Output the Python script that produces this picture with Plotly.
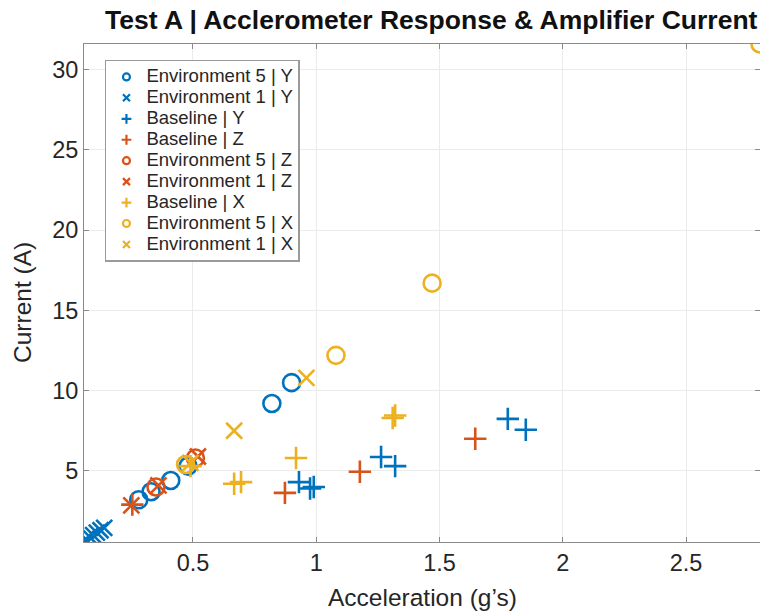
import plotly.graph_objects as go

BLUE = "#0072BD"
RED = "#D95319"
YEL = "#EDB120"

# ---- data (acceleration in g, current in A) ----
env5_y_acc = [0.28, 0.33, 0.41, 0.48, 0.82, 0.90]
env5_y_cur = [3.2, 3.7, 4.4, 5.3, 9.2, 10.5]

env1_y_acc = [0.065, 0.08, 0.095, 0.11, 0.125, 0.14]
env1_y_cur = [0.75, 0.9, 1.0, 1.15, 1.3, 1.45]

base_y_acc = [0.93, 0.975, 0.99, 1.263, 1.32, 1.777, 1.85]
base_y_cur = [4.3, 3.9, 4.0, 5.87, 5.3, 8.24, 7.56]

base_z_acc = [0.254, 0.873, 1.177, 1.645]
base_z_cur = [2.9, 3.63, 4.95, 7.0]

env5_z_acc = [0.35, 0.51]
env5_z_cur = [4.0, 5.8]

env1_z_acc = [0.25, 0.36, 0.52]
env1_z_cur = [2.85, 4.1, 5.9]

base_x_acc = [0.49, 0.667, 0.695, 0.918, 1.31, 1.32]
base_x_cur = [5.3, 4.2, 4.3, 5.8, 8.3, 8.45]

env5_x_acc = [0.47, 1.08, 1.47, 2.80]
env5_x_cur = [5.4, 12.2, 16.7, 31.6]

env1_x_acc = [0.49, 0.667, 0.96]
env1_x_cur = [5.5, 7.5, 10.8]

x_ticks = [0.5, 1, 1.5, 2, 2.5]
x_tick_labels = ["0.5", "1", "1.5", "2", "2.5"]
y_ticks = [5, 10, 15, 20, 25, 30]

series = [
    ("Environment 5 | Y", env5_y_acc, env5_y_cur, BLUE, "circle-open"),
    ("Environment 1 | Y", env1_y_acc, env1_y_cur, BLUE, "x-thin-open"),
    ("Baseline | Y", base_y_acc, base_y_cur, BLUE, "cross-thin-open"),
    ("Baseline | Z", base_z_acc, base_z_cur, RED, "cross-thin-open"),
    ("Environment 5 | Z", env5_z_acc, env5_z_cur, RED, "circle-open"),
    ("Environment 1 | Z", env1_z_acc, env1_z_cur, RED, "x-thin-open"),
    ("Baseline | X", base_x_acc, base_x_cur, YEL, "cross-thin-open"),
    ("Environment 5 | X", env5_x_acc, env5_x_cur, YEL, "circle-open"),
    ("Environment 1 | X", env1_x_acc, env1_x_cur, YEL, "x-thin-open"),
]

FONT = "Liberation Sans, Arial, Helvetica, sans-serif"

fig = go.Figure()
for name, xs, ys, col, sym in series:
    fig.add_trace(go.Scatter(
        x=xs, y=ys, mode="markers", name=name, showlegend=False,
        cliponaxis=True,
        marker=dict(symbol=sym, color=col, size=16 if sym != "circle-open" else 17,
                    line=dict(color=col, width=2.6)),
    ))
# legend entries with small markers
for name, xs, ys, col, sym in series:
    fig.add_trace(go.Scatter(
        x=[None], y=[None], mode="markers",
        name=f'<span style="font-size:18.5px">{name}</span>', showlegend=True,
        marker=dict(symbol=sym, color=col, size=7,
                    line=dict(color=col, width=2.2)),
    ))

axis_common = dict(
    showgrid=True, gridcolor="#ebebeb", gridwidth=1,
    zeroline=False, showline=True, linecolor="#8a8a8a", linewidth=1,
    mirror="ticks", ticks="inside", ticklen=5, tickcolor="#8a8a8a",
    tickfont=dict(family=FONT, size=23.5, color="#262626"),
)

fig.update_layout(
    width=760, height=613,
    margin=dict(l=84, r=0, t=44, b=71),
    paper_bgcolor="white", plot_bgcolor="white",
    xaxis=dict(range=[0.058, 2.8], tickvals=x_ticks, ticktext=x_tick_labels, **axis_common),
    yaxis=dict(range=[0.57, 31.6], tickvals=y_ticks, **axis_common),
    legend=dict(
        x=0.031, y=0.968, xanchor="left", yanchor="top",
        bgcolor="white", bordercolor="#9a9a9a", borderwidth=1.5,
        font=dict(family=FONT, size=13.8, color="#262626"),
        tracegroupgap=0,
    ),
    annotations=[
        dict(text="<b>Test A | Acclerometer Response &amp; Amplifier Current</b>",
             xref="paper", yref="paper", x=0.5135, y=1.0, yshift=24,
             xanchor="center", yanchor="middle", showarrow=False,
             font=dict(family=FONT, size=26.5, color="#111111")),
        dict(text="Acceleration (g’s)", xref="paper", yref="paper",
             x=0.5, y=0, yshift=-55, xanchor="center", yanchor="middle", showarrow=False,
             font=dict(family=FONT, size=24.5, color="#262626")),
        dict(text="Current (A)", xref="paper", yref="paper", textangle=-90,
             x=0, xshift=-62, y=0.5, yshift=-10, xanchor="center", yanchor="middle", showarrow=False,
             font=dict(family=FONT, size=24.5, color="#262626")),
    ],
)

fig.write_html("out.html")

Exercise brief: Your task is to repeat the data above exactly while excluding the pictures.

Solution to this problem:
Output the Python script that produces this picture with Plotly.
import plotly.graph_objects as go

BLUE = "#0072BD"
RED = "#D95319"
YEL = "#EDB120"

# ---- data (acceleration in g, current in A) ----
env5_y_acc = [0.28, 0.33, 0.41, 0.48, 0.82, 0.90]
env5_y_cur = [3.2, 3.7, 4.4, 5.3, 9.2, 10.5]

env1_y_acc = [0.065, 0.08, 0.095, 0.11, 0.125, 0.14]
env1_y_cur = [0.75, 0.9, 1.0, 1.15, 1.3, 1.45]

base_y_acc = [0.93, 0.975, 0.99, 1.263, 1.32, 1.777, 1.85]
base_y_cur = [4.3, 3.9, 4.0, 5.87, 5.3, 8.24, 7.56]

base_z_acc = [0.254, 0.873, 1.177, 1.645]
base_z_cur = [2.9, 3.63, 4.95, 7.0]

env5_z_acc = [0.35, 0.51]
env5_z_cur = [4.0, 5.8]

env1_z_acc = [0.25, 0.36, 0.52]
env1_z_cur = [2.85, 4.1, 5.9]

base_x_acc = [0.49, 0.667, 0.695, 0.918, 1.31, 1.32]
base_x_cur = [5.3, 4.2, 4.3, 5.8, 8.3, 8.45]

env5_x_acc = [0.47, 1.08, 1.47, 2.80]
env5_x_cur = [5.4, 12.2, 16.7, 31.6]

env1_x_acc = [0.49, 0.667, 0.96]
env1_x_cur = [5.5, 7.5, 10.8]

x_ticks = [0.5, 1, 1.5, 2, 2.5]
x_tick_labels = ["0.5", "1", "1.5", "2", "2.5"]
y_ticks = [5, 10, 15, 20, 25, 30]

series = [
    ("Environment 5 | Y", env5_y_acc, env5_y_cur, BLUE, "circle-open"),
    ("Environment 1 | Y", env1_y_acc, env1_y_cur, BLUE, "x-thin-open"),
    ("Baseline | Y", base_y_acc, base_y_cur, BLUE, "cross-thin-open"),
    ("Baseline | Z", base_z_acc, base_z_cur, RED, "cross-thin-open"),
    ("Environment 5 | Z", env5_z_acc, env5_z_cur, RED, "circle-open"),
    ("Environment 1 | Z", env1_z_acc, env1_z_cur, RED, "x-thin-open"),
    ("Baseline | X", base_x_acc, base_x_cur, YEL, "cross-thin-open"),
    ("Environment 5 | X", env5_x_acc, env5_x_cur, YEL, "circle-open"),
    ("Environment 1 | X", env1_x_acc, env1_x_cur, YEL, "x-thin-open"),
]

FONT = "Liberation Sans, Arial, Helvetica, sans-serif"

fig = go.Figure()
for name, xs, ys, col, sym in series:
    fig.add_trace(go.Scatter(
        x=xs, y=ys, mode="markers", name=name, showlegend=False,
        cliponaxis=True,
        marker=dict(symbol=sym, color=col, size=16 if sym != "circle-open" else 17,
                    line=dict(color=col, width=2.6)),
    ))
# legend entries with small markers
for name, xs, ys, col, sym in series:
    fig.add_trace(go.Scatter(
        x=[None], y=[None], mode="markers",
        name=f'<span style="font-size:18.5px">{name}</span>', showlegend=True,
        marker=dict(symbol=sym, color=col, size=7,
                    line=dict(color=col, width=2.2)),
    ))

axis_common = dict(
    showgrid=True, gridcolor="#ebebeb", gridwidth=1,
    zeroline=False, showline=True, linecolor="#8a8a8a", linewidth=1,
    mirror="ticks", ticks="inside", ticklen=5, tickcolor="#8a8a8a",
    tickfont=dict(family=FONT, size=23.5, color="#262626"),
)

fig.update_layout(
    width=760, height=613,
    margin=dict(l=84, r=0, t=44, b=71),
    paper_bgcolor="white", plot_bgcolor="white",
    xaxis=dict(range=[0.058, 2.8], tickvals=x_ticks, ticktext=x_tick_labels, **axis_common),
    yaxis=dict(range=[0.57, 31.6], tickvals=y_ticks, **axis_common),
    legend=dict(
        x=0.031, y=0.968, xanchor="left", yanchor="top",
        bgcolor="white", bordercolor="#9a9a9a", borderwidth=1.5,
        font=dict(family=FONT, size=13.8, color="#262626"),
        tracegroupgap=0,
    ),
    annotations=[
        dict(text="<b>Test A | Acclerometer Response &amp; Amplifier Current</b>",
             xref="paper", yref="paper", x=0.5135, y=1.0, yshift=24,
             xanchor="center", yanchor="middle", showarrow=False,
             font=dict(family=FONT, size=26.5, color="#111111")),
        dict(text="Acceleration (g’s)", xref="paper", yref="paper",
             x=0.5, y=0, yshift=-55, xanchor="center", yanchor="middle", showarrow=False,
             font=dict(family=FONT, size=24.5, color="#262626")),
        dict(text="Current (A)", xref="paper", yref="paper", textangle=-90,
             x=0, xshift=-62, y=0.5, yshift=-10, xanchor="center", yanchor="middle", showarrow=False,
             font=dict(family=FONT, size=24.5, color="#262626")),
    ],
)

fig.write_html("out.html")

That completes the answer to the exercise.